Michel Cartier vive em Portugal há 18 anos, foi adido cultural da embaixada francesa em Lisboa e lançou um livro, uma espécie de dicionário, sobre "as manias, contradições e características" dos portugueses. Deu-lhe - ele ou a editora - um nome curioso: "Como É Possível Ser Português?".
Vejo-o no noticiário da manhã da TVI, calhou passar pelo canal esta manhã. A falar um português esforçado, de fato e gravata, Cartier acaba por não se conseguir explicar convenientemente ao jornalista. Tem dificuldade em responder às perguntas directas que lhe são feitas - "Mas vamos a exemplos práticos de manias dos portugueses". O francês remete para as 365 entradas que o seu dicionário tem, uma para cada dia do ano. A custo, lá diz que os portugueses têm muita conversa e bla bla bla. Refere Fernando Pessoa uma e outra vez, mas não me aquece nem arrefece.
É o título da sua obra que me afasta. "Como é possível?" Eu respondo-lhe sem rancores, senhor Cartier. É possível com orgulho e sem preconceito. Não sei se reparou, mas provavelmente o seu tiro editorial foi dado ao lado. Não é este o momento para se meter com estes homens e mulheres que, como referiu na apresentação do seu dicionário, "se não existissem teriam que inventá-los".
A economia portuguesa está no lixo, mas a essência de cada um de nós não. Sim, temos muita conversa. Sim, gostamos demasiado de futebol, choramos com o fado, deliramos com um almoço prolongado, bebemos uns copos a mais, estoirámos (ou será alguns de nós estoiraram?) os subsídios europeus e agora estamos com a corda na garganta. Temos esses e muitos mais defeitos, 365 ou mesmo mais, mas felizmente temos uma das políticas de integração de estrangeiros mais bem conseguida de todo o mundo.
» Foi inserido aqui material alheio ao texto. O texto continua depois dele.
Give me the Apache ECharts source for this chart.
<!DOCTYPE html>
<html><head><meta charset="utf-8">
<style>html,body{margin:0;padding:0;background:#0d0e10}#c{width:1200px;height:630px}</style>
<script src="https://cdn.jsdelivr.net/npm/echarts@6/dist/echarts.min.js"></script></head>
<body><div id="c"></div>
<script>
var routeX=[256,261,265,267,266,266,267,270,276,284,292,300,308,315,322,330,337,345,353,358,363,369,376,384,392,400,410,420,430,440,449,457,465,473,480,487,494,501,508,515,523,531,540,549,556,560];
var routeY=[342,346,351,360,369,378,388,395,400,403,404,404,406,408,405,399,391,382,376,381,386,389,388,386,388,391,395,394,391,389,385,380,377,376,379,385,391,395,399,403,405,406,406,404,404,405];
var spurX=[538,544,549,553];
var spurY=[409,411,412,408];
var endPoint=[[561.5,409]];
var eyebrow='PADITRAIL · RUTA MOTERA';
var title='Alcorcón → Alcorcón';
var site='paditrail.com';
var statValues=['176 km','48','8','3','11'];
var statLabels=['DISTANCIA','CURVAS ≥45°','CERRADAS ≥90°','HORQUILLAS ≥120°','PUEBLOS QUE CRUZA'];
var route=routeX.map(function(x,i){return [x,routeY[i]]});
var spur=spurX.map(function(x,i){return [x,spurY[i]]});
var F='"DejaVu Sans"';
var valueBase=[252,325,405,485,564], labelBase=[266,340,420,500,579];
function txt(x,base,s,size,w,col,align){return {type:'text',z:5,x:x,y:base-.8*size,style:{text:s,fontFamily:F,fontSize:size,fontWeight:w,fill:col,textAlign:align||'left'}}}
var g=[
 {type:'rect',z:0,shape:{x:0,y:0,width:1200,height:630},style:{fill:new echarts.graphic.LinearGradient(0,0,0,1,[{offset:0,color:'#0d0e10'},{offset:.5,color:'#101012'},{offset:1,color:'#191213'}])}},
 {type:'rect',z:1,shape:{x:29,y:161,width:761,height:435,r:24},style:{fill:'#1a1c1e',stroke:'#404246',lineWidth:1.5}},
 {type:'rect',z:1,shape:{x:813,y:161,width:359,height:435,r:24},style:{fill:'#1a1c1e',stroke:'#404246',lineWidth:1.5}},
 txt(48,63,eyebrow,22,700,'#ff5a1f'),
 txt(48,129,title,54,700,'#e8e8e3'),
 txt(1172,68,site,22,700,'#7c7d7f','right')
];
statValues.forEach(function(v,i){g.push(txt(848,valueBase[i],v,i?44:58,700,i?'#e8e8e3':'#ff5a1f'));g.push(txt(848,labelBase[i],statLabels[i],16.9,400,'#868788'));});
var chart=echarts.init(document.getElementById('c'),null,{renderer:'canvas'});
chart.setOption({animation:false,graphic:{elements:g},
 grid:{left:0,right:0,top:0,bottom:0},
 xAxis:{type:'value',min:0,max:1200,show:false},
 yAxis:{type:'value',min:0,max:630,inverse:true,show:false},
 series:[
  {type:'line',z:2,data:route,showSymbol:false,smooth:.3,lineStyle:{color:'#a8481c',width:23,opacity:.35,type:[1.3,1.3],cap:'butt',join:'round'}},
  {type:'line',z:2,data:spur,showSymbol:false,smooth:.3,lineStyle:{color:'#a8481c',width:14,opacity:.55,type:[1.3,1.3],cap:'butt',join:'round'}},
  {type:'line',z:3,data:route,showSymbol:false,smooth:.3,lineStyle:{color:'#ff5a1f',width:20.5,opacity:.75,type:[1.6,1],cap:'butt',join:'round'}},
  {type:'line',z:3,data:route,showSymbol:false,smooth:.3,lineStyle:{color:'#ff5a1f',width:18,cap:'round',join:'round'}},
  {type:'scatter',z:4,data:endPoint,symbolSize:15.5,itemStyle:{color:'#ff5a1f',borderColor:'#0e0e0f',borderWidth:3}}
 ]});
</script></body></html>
Veja bem, caro Cartier. Somos tão bons a receber, que até o temos por cá a escrever livros sobre os nossos hábitos culturais e enquanto povo. É possível ser português. Não só é possível, como é bom. E difícil, mas já andamos cá há muito tempo. Temos muita coisa para mudar para sermos melhores, mas temos ainda mais coisas para preservar para podermos continuar a ser bons.